Give the listing again exactly, omitting its images.
━━━ RECORDS SHOWN ━━━
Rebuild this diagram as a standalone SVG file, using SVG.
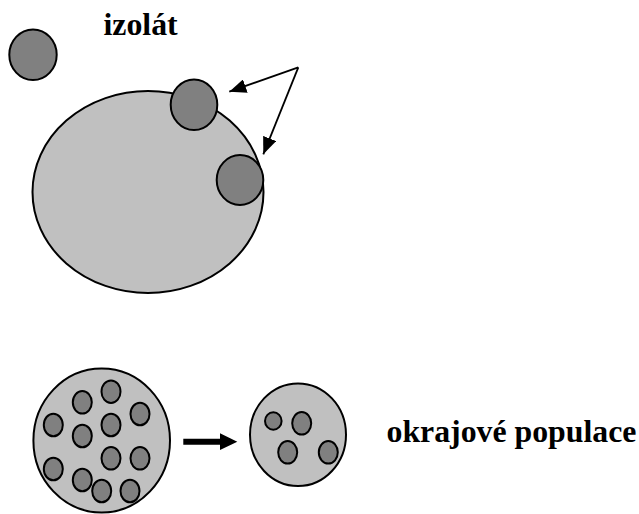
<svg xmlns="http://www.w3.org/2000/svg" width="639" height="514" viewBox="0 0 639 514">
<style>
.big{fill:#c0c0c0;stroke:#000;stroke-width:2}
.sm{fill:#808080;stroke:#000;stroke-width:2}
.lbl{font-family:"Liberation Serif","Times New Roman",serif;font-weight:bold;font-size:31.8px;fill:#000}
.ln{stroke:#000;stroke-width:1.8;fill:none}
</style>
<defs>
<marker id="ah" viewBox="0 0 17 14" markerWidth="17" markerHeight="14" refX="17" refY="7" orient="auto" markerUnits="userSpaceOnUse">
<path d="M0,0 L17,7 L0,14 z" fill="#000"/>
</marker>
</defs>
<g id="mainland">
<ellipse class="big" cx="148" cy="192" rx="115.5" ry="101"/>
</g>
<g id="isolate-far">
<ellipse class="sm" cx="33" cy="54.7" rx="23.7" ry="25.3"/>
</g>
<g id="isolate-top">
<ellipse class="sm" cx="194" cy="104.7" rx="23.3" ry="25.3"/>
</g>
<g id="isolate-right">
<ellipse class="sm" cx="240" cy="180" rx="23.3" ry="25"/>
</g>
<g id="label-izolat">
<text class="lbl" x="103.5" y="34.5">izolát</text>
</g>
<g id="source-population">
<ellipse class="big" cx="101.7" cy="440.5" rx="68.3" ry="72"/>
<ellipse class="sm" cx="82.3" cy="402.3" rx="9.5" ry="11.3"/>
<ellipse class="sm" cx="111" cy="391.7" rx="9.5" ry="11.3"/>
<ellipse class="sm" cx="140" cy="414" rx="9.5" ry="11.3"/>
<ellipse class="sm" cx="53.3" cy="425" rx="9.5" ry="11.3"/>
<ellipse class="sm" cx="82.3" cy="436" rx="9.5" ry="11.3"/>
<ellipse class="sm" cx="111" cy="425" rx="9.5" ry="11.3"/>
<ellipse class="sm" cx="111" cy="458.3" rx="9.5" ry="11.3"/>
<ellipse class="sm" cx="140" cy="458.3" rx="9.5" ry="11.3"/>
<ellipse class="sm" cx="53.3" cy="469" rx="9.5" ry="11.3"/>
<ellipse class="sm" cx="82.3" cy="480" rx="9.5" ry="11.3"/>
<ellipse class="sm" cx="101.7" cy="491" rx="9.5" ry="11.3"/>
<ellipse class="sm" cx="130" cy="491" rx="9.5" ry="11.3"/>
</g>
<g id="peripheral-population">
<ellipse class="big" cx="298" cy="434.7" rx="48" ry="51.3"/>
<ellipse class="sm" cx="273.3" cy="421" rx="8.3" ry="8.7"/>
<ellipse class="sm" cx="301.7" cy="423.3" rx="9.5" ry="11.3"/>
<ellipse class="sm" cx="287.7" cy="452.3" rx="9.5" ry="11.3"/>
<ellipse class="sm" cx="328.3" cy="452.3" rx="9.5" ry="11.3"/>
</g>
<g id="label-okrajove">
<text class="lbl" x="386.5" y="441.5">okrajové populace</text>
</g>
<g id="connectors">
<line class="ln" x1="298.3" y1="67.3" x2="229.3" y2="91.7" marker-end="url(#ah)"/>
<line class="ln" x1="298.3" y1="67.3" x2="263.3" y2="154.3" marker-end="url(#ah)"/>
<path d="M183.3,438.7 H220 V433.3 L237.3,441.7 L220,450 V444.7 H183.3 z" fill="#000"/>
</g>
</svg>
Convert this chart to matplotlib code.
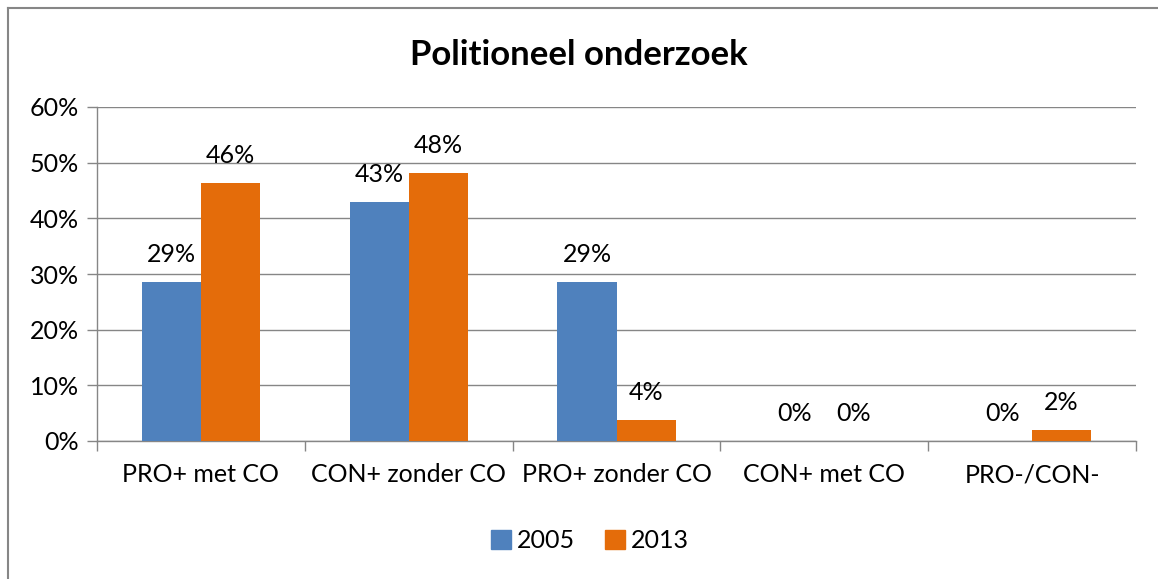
━━━
• **EXERCISE RESULT**:
Rebuild this diagram as a standalone SVG file, using SVG.
<svg xmlns="http://www.w3.org/2000/svg" width="639" height="514" viewBox="0 0 639 514">
<style>
.big{fill:#c0c0c0;stroke:#000;stroke-width:2}
.sm{fill:#808080;stroke:#000;stroke-width:2}
.lbl{font-family:"Liberation Serif","Times New Roman",serif;font-weight:bold;font-size:31.8px;fill:#000}
.ln{stroke:#000;stroke-width:1.8;fill:none}
</style>
<defs>
<marker id="ah" viewBox="0 0 17 14" markerWidth="17" markerHeight="14" refX="17" refY="7" orient="auto" markerUnits="userSpaceOnUse">
<path d="M0,0 L17,7 L0,14 z" fill="#000"/>
</marker>
</defs>
<g id="mainland">
<ellipse class="big" cx="148" cy="192" rx="115.5" ry="101"/>
</g>
<g id="isolate-far">
<ellipse class="sm" cx="33" cy="54.7" rx="23.7" ry="25.3"/>
</g>
<g id="isolate-top">
<ellipse class="sm" cx="194" cy="104.7" rx="23.3" ry="25.3"/>
</g>
<g id="isolate-right">
<ellipse class="sm" cx="240" cy="180" rx="23.3" ry="25"/>
</g>
<g id="label-izolat">
<text class="lbl" x="103.5" y="34.5">izolát</text>
</g>
<g id="source-population">
<ellipse class="big" cx="101.7" cy="440.5" rx="68.3" ry="72"/>
<ellipse class="sm" cx="82.3" cy="402.3" rx="9.5" ry="11.3"/>
<ellipse class="sm" cx="111" cy="391.7" rx="9.5" ry="11.3"/>
<ellipse class="sm" cx="140" cy="414" rx="9.5" ry="11.3"/>
<ellipse class="sm" cx="53.3" cy="425" rx="9.5" ry="11.3"/>
<ellipse class="sm" cx="82.3" cy="436" rx="9.5" ry="11.3"/>
<ellipse class="sm" cx="111" cy="425" rx="9.5" ry="11.3"/>
<ellipse class="sm" cx="111" cy="458.3" rx="9.5" ry="11.3"/>
<ellipse class="sm" cx="140" cy="458.3" rx="9.5" ry="11.3"/>
<ellipse class="sm" cx="53.3" cy="469" rx="9.5" ry="11.3"/>
<ellipse class="sm" cx="82.3" cy="480" rx="9.5" ry="11.3"/>
<ellipse class="sm" cx="101.7" cy="491" rx="9.5" ry="11.3"/>
<ellipse class="sm" cx="130" cy="491" rx="9.5" ry="11.3"/>
</g>
<g id="peripheral-population">
<ellipse class="big" cx="298" cy="434.7" rx="48" ry="51.3"/>
<ellipse class="sm" cx="273.3" cy="421" rx="8.3" ry="8.7"/>
<ellipse class="sm" cx="301.7" cy="423.3" rx="9.5" ry="11.3"/>
<ellipse class="sm" cx="287.7" cy="452.3" rx="9.5" ry="11.3"/>
<ellipse class="sm" cx="328.3" cy="452.3" rx="9.5" ry="11.3"/>
</g>
<g id="label-okrajove">
<text class="lbl" x="386.5" y="441.5">okrajové populace</text>
</g>
<g id="connectors">
<line class="ln" x1="298.3" y1="67.3" x2="229.3" y2="91.7" marker-end="url(#ah)"/>
<line class="ln" x1="298.3" y1="67.3" x2="263.3" y2="154.3" marker-end="url(#ah)"/>
<path d="M183.3,438.7 H220 V433.3 L237.3,441.7 L220,450 V444.7 H183.3 z" fill="#000"/>
</g>
</svg>
Convert this chart to matplotlib code.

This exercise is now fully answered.